O estado de natureza se apresenta como uma contradição insolúvel. Partindo desse quadro de fragilidade contínua entre as pessoas, que faz com que os homens estejam sempre em guerra, “uma guerra que é de todos os homens contra todos os homens”(HOBBES, 2007, p.98), Hobbes afirma a absoluta necessidade de um poder comum e superior capaz de mediar adequadamente as relações humanas. Sem esse poder, “não há sociedade. E o que é pior do que tudo, há um constante temor e perigo de morte violenta. A vida do homem é solitária, pobre, sórdida, embrutecida e curta” (2007, p.98). Somente o Estado[1], enquanto construção artificial, pode regular as relações humanas: “Tendo em vista conseguir a paz e através disso sua própria conservação, os homens criaram um homem artificial, ao qual chamamos Estado...” (HOBBES, 2007, p.159).
No século XVIII, Adam Smith (1723 – 1790), com a noção de “mão invisível do mercado”, diz que no momento em que cada um age em função de seu interesse próprio realiza, ainda que de forma inconsciente, o interesse comum, de modo que o interesse geral e coletivo se manifesta como desdobramento e expansão dos interesses particulares. Nesta concepção, diz Hegel, “o fim egoísta é a base de um sistema de dependências recíprocas (...)” (1997, p.168).
A unidade orgânica entre ética e educação ecoa fortemente também no pensamento de Hegel. Em Princípios da Filosofia do Direito, Hegel sustenta que a educação envolve a superação da natureza e a conversão “da Ética” na segunda natureza do indivíduo. Na medida em que a educação é voltada para a busca da autonomia dos filhos, ou seja, para o desenvolvimento de sua consciência e liberdade, Hegel diz que o direito dos pais sobre o livre-arbítrio dos filhos é “determinado pelo fim de os manter na disciplina e de os educar”(p.159). Desenvolvida no âmbito familiar, a educação apresenta uma dupla função: tanto (i) a da proteção, do amor e da confiança, assim como a de (ii) preparar as crianças para a realidade exterior ao âmbito familiar (propedêutica). Nas palavras de Hegel:
(...) primeiro, (...) a alma vive a primeira parte da sua vida neste sentimento, no amor, na confiança e na obediência como fundamento da vida moral; tem a educação, depois, um destino negativo, do mesmo ponto de vista - o de conduzir as crianças desde a natureza imediata em que primitivamente se encontram para a independência e a personalidade livre e, por conseguinte, para a capacidade de saírem da unidade natural da família. (p.160)
Hegel via a educação como uma progressão de um estágio de unidade natural primitiva para um estágio de harmoniosa reconciliação. O ensinamento da criança é interrompido por sua percepção consciente de um mundo externo, o qual, no começo estranho, se torna cada vez mais familiar com sua crescente exploração. Suas inclinações são submetidas às normas éticas e sociais, as quais, estranhas e repressivas no início, acabam por tornar-se uma segunda natureza.

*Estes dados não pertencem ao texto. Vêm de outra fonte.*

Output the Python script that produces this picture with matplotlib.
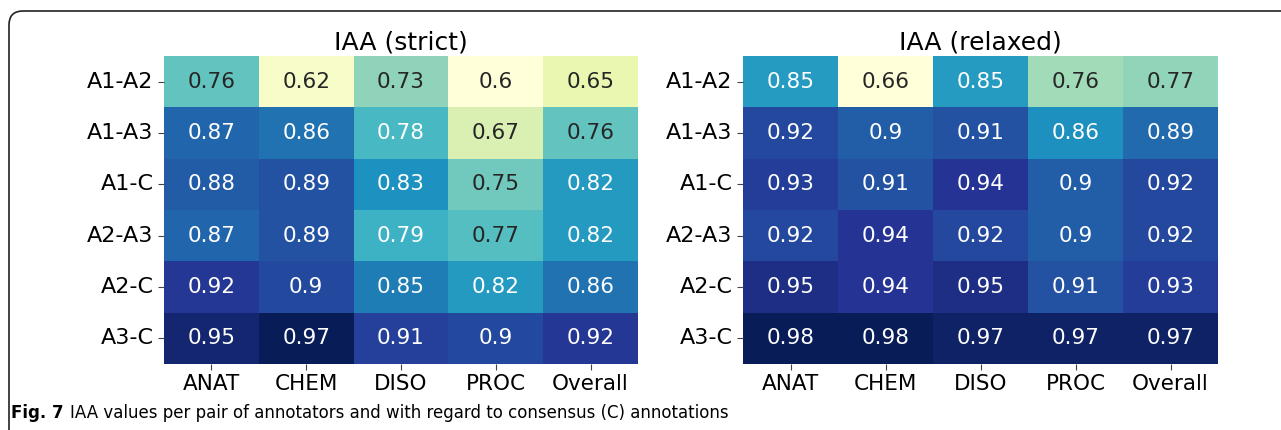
import matplotlib
matplotlib.use("Agg")
import matplotlib.pyplot as plt
from matplotlib.patches import FancyBboxPatch
from matplotlib.transforms import IdentityTransform
import pandas as pd
import seaborn as sns

pairs = ["A1-A2", "A1-A3", "A1-C", "A2-A3", "A2-C", "A3-C"]
cats = ["ANAT", "CHEM", "DISO", "PROC", "Overall"]

strict = [
    [0.76, 0.62, 0.73, 0.6, 0.65],
    [0.87, 0.86, 0.78, 0.67, 0.76],
    [0.88, 0.89, 0.83, 0.75, 0.82],
    [0.87, 0.89, 0.79, 0.77, 0.82],
    [0.92, 0.9, 0.85, 0.82, 0.86],
    [0.95, 0.97, 0.91, 0.9, 0.92],
]
relaxed = [
    [0.85, 0.66, 0.85, 0.76, 0.77],
    [0.92, 0.9, 0.91, 0.86, 0.89],
    [0.93, 0.91, 0.94, 0.9, 0.92],
    [0.92, 0.94, 0.92, 0.9, 0.92],
    [0.95, 0.94, 0.95, 0.91, 0.93],
    [0.98, 0.98, 0.97, 0.97, 0.97],
]
titles = ["IAA (strict)", "IAA (relaxed)"]

fig = plt.figure(figsize=(12.81, 4.30), dpi=100)
ax1 = fig.add_axes([164 / 1281, 1 - 364 / 430, 474 / 1281, 308 / 430])
ax2 = fig.add_axes([743 / 1281, 1 - 364 / 430, 475 / 1281, 308 / 430])

for ax, vals, t in ((ax1, strict, titles[0]), (ax2, relaxed, titles[1])):
    df = pd.DataFrame(vals, index=pairs, columns=cats)
    sns.heatmap(df, annot=True, cmap="YlGnBu", cbar=False, ax=ax,
                annot_kws={"fontsize": 15.5})
    ax.set_title(t, fontsize=18, pad=5)
    ax.tick_params(axis="both", length=4, color="#444444")
    ax.set_yticklabels(pairs, rotation=0, fontsize=16)
    ax.set_xticklabels(cats, rotation=0, fontsize=15.5)

# rahmen oben/links mit runder ecke
frame = FancyBboxPatch((9, -60), 1400, 430 - 11 + 60, boxstyle="round,pad=0,rounding_size=14",
                       transform=IdentityTransform(), fill=False, lw=1.2, ec="#222222")
fig.add_artist(frame)

fig.text(11 / 1281, 1 - 413 / 430, "Fig. 7", fontsize=12, fontweight="bold", va="center")
fig.text(70 / 1281, 1 - 413 / 430, "IAA values per pair of annotators and with regard to consensus (C) annotations",
         fontsize=12, va="center")

fig.savefig("out.png", dpi=100)
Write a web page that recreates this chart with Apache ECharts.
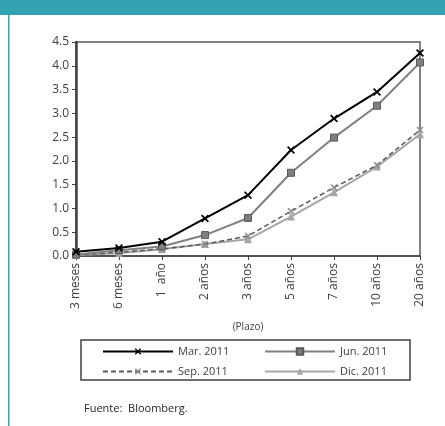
<!DOCTYPE html>
<html>
<head>
<meta charset="utf-8">
<script src="https://cdn.jsdelivr.net/npm/echarts@6/dist/echarts.min.js"></script>
<style>
  html, body { margin: 0; padding: 0; background: #fff; }
  #chart { width: 445px; height: 426px; }
</style>
</head>
<body>
<div id="chart"></div>
<script>
// Plazos de la curva de rendimientos
const plazos = ['3 meses', '6 meses', '1  año', '2 años', '3 años', '5 años', '7 años', '10 años', '20 años'];

// Rendimientos (%) por fecha
const mar2011 = [0.09, 0.17, 0.30, 0.79, 1.28, 2.23, 2.89, 3.45, 4.27];
const jun2011 = [0.03, 0.12, 0.20, 0.44, 0.80, 1.75, 2.49, 3.16, 4.07];
const sep2011 = [0.02, 0.08, 0.15, 0.25, 0.42, 0.94, 1.44, 1.91, 2.65];
const dic2011 = [0.02, 0.06, 0.14, 0.25, 0.35, 0.83, 1.34, 1.88, 2.56];

const seriesNames = ['Mar. 2011', 'Jun. 2011', 'Sep. 2011', 'Dic. 2011'];
const yTicks = { min: 0, max: 4.5, interval: 0.5 };

const crossPath = 'path://M0,1.5 L1.5,0 L5,3.5 L8.5,0 L10,1.5 L6.5,5 L10,8.5 L8.5,10 L5,6.5 L1.5,10 L0,8.5 L3.5,5 Z';
const font = '"Open Sans", sans-serif';

const legendStyle = {
  orient: 'vertical', top: 344, padding: 0,
  itemWidth: 70, itemHeight: 8, itemGap: 5,
  textStyle: { color: '#404040', fontFamily: font, fontSize: 11, lineHeight: 15 }
};

const chart = echarts.init(document.getElementById('chart'));
chart.setOption({
  animation: false,
  backgroundColor: '#ffffff',
  grid: {
    left: 76, right: 25, top: 42, bottom: 170,
    show: true, borderColor: '#595959', borderWidth: 1.5
  },
  xAxis: {
    type: 'category',
    data: plazos,
    boundaryGap: false,
    axisLine: { lineStyle: { color: '#404040', width: 1.5 } },
    axisTick: { show: true, alignWithLabel: true, length: 4, lineStyle: { color: '#404040' } },
    axisLabel: { rotate: 90, color: '#404040', fontFamily: font, fontSize: 12, margin: 7, interval: 0 },
    name: '(Plazo)',
    nameLocation: 'middle',
    nameGap: 66,
    nameTextStyle: { color: '#404040', fontFamily: font, fontSize: 10 }
  },
  yAxis: {
    type: 'value',
    min: yTicks.min, max: yTicks.max, interval: yTicks.interval,
    splitLine: { show: false },
    axisLine: { show: true, lineStyle: { color: '#404040', width: 2.5 } },
    axisTick: { show: true, length: 4, lineStyle: { color: '#404040' } },
    axisLabel: { color: '#404040', fontFamily: font, fontSize: 12, margin: 7, formatter: v => v.toFixed(1) }
  },
  legend: [
    Object.assign({ data: [seriesNames[0], seriesNames[2]], left: 102 }, legendStyle),
    Object.assign({ data: [seriesNames[1], seriesNames[3]], left: 264 }, legendStyle)
  ],
  series: [
    {
      name: seriesNames[0], type: 'line', data: mar2011,
      symbol: crossPath, symbolSize: 8,
      lineStyle: { color: '#000000', width: 2 },
      itemStyle: { color: '#000000' }, z: 5
    },
    {
      name: seriesNames[1], type: 'line', data: jun2011,
      symbol: 'rect', symbolSize: 7,
      lineStyle: { color: '#808080', width: 2 },
      itemStyle: { color: '#7f7f7f', borderColor: '#595959', borderWidth: 1 }, z: 4
    },
    {
      name: seriesNames[2], type: 'line', data: sep2011,
      symbol: crossPath, symbolSize: 7,
      lineStyle: { color: '#595959', width: 1.5, type: [5, 3] },
      itemStyle: { color: '#8c8c8c' }, z: 3
    },
    {
      name: seriesNames[3], type: 'line', data: dic2011,
      symbol: 'triangle', symbolSize: 8,
      lineStyle: { color: '#a6a6a6', width: 2 },
      itemStyle: { color: '#a6a6a6' }, z: 2
    }
  ],
  graphic: [
    { type: 'rect', shape: { x: 0, y: 0, width: 445, height: 15 }, style: { fill: '#33a2b1' } },
    { type: 'rect', shape: { x: 8, y: 15, width: 1.5, height: 411 }, style: { fill: '#33a2b1' } },
    { type: 'rect', shape: { x: 81, y: 340, width: 329, height: 40 }, style: { fill: 'none', stroke: '#404040', lineWidth: 1.5 } },
    { type: 'text', left: 84, top: 403, style: { text: 'Fuente:  Bloomberg.', fill: '#262626', font: '11px ' + font } }
  ]
});
</script>
</body>
</html>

No século XIX, Marx mostrará que a ética não pode ser pensada de modo a-histórico e abstrato, mas a partir de suas determinações econômicas, políticas, ideológicas e culturais. A ética passa a ser subsumida pelos interesses do capital, do lucro. Sob o capitalismo, diz Marx, não existe uma ética universal do ser humano. Como, raciocina Marx, falar em ética numa sociedade que se ergue a partir da exploração do homem pelo homem?
[1] Para Hobbes, só as construções humanas podem ser analisadas e conhecidas (por exemplo, Deus não é uma construção humana, por isso, não pode ser conhecido). O Estado, na medida em que é uma construção humana, pode ser analisado e conhecido em toda sua inteireza.